The lesson from Peterborough is that we must get Brexit done by October 31 or we face the real risk of a Jeremy Corbyn government… (He will..) tear up the withdrawal agreement, shed the old intellectual prison of the backstop arrangements..  and .. “shed the old intellectual prison of the backstop arrangements” send ministers rather than officials to play hardball with Brussels and prepare for no deal in the hope that that shifts the dial in Brussels.

“We will have in the UK a new administration with a new mandate.. We will have a different attitude in the negotiating team and a different negotiating team.” He wants issues surrounding the Irish border consigned “to the discussion on the future partnership which is where it logically belongs and where it should have been all along”.

 To sweeten the pill he plans to unilaterally and “unconditionally” recognise the rights of the 3.2m EU nationals in the UK. “That is something that I think would be very welcome on the other side of the Channel.”

He has two pieces of leverage. The first is to prepare properly for no deal. “My duty will be to get our country ready for the very, very small possibility of coming out without a deal on WTO [World Trade Organisation] terms. It is only by being ready to deliver it that you will get the deal that we need.” Johnson is clear on where he gets his leverage from — the money. He pledges not to hand over the £39bn agreed by May until he gets what he wants. “I think our friends and partners need to understand that the money is going to be retained until such time as we have greater clarity about the way forward. I always thought it was extraordinary that we should agree to write that entire cheque before having a final deal.”

Tomorrow Wednesday he will make his public pitch at last and be open for sceptical questioning about his insistence on the Hallowe’en deadline and  his  breezy optimism against the evidence that the withdrawal agreement is up for full renegotiation. On the other side the EU will realise they haven’t secured a  ratified treaty. Both sides will surely realise  there is more left to do after 31 October.

Johnson may end up playing the harder ball with his MPs than the EU.  With whatever emerges from Brussels, he may have to face his party “with surrender or die” in  the general  election that would surely follow an immediate Labour vote of confidence to bring  the government down.  All Tory MPs, ERG fanatics tempted to cry “betrayal” included, would want to avoid that just now.  The ultimatum itself would be more important than its terms. A controversial alternative would be to prorogue parliament  ( for parliament to rise)  before the end of July and defer a new Session until it was too late for MPs to block withdrawal by 31 October. Either strategy assumes Boris could win cabinet backing for  the biggest political gamble in modern British history. Flushed with his personal victory combined the looming threat to party survival, he might pull it off. If he calculates that this is no longer a Remain parliament, he might be right if the choice is between settling for a less than ideal deal in the end or surviving in politics.

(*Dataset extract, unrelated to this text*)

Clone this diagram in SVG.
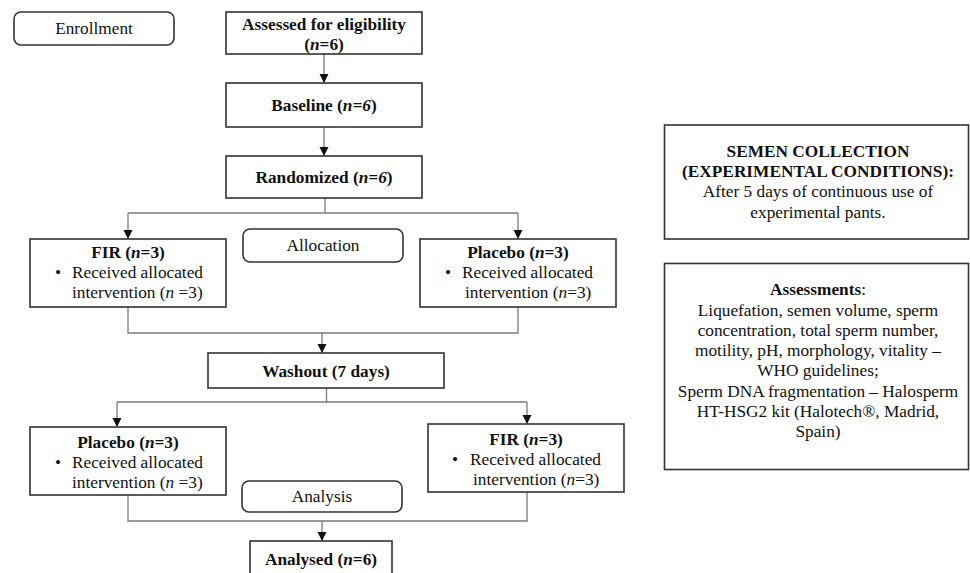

The alternative to No Deal is Theresa May mark 2 or “Nixon goes to China.”. It isn’t necessarily true that nothing in the world of Brexit would have changed. A codicil to the withdrawal agreement and the conditional phasing out of the backstop does not look non-negotiable. Faced with the “surrender or die,” ultimatum, minor amendments  to the withdrawal  agreement might be hyped as victory, although  they would all look very sheepish. Such a new deal would have to emerge in the negotiations. If put to parliament  in advance Boris would have to be sure that it would win the backing of the DUP and his own party dissidents to carry a majority. This time pro-Leave Labour MPs would be even less likely  to support a Boris plan than Theresa May’s. A partner negotiator with the EU  like Jeremy Hunt might  just pull it off and defer most of the substantive negotiations to the terms of the political declaration.

“Just get on with it” would have won but it would be very tight.  Why might Boris succeed where Theresa had failed? Because by replacing her  they used up the last alternative in their control  before facing a general election. Optimists for an orderly outcome are encouraged by the backing Boris is acquiring from all sides of the party. “Boris may be behind the steering wheel but boy, does he need help with the sat nav, ” is one vivid image.  No wonder Boris has been ducking scrutiny. He can avoid it no longer.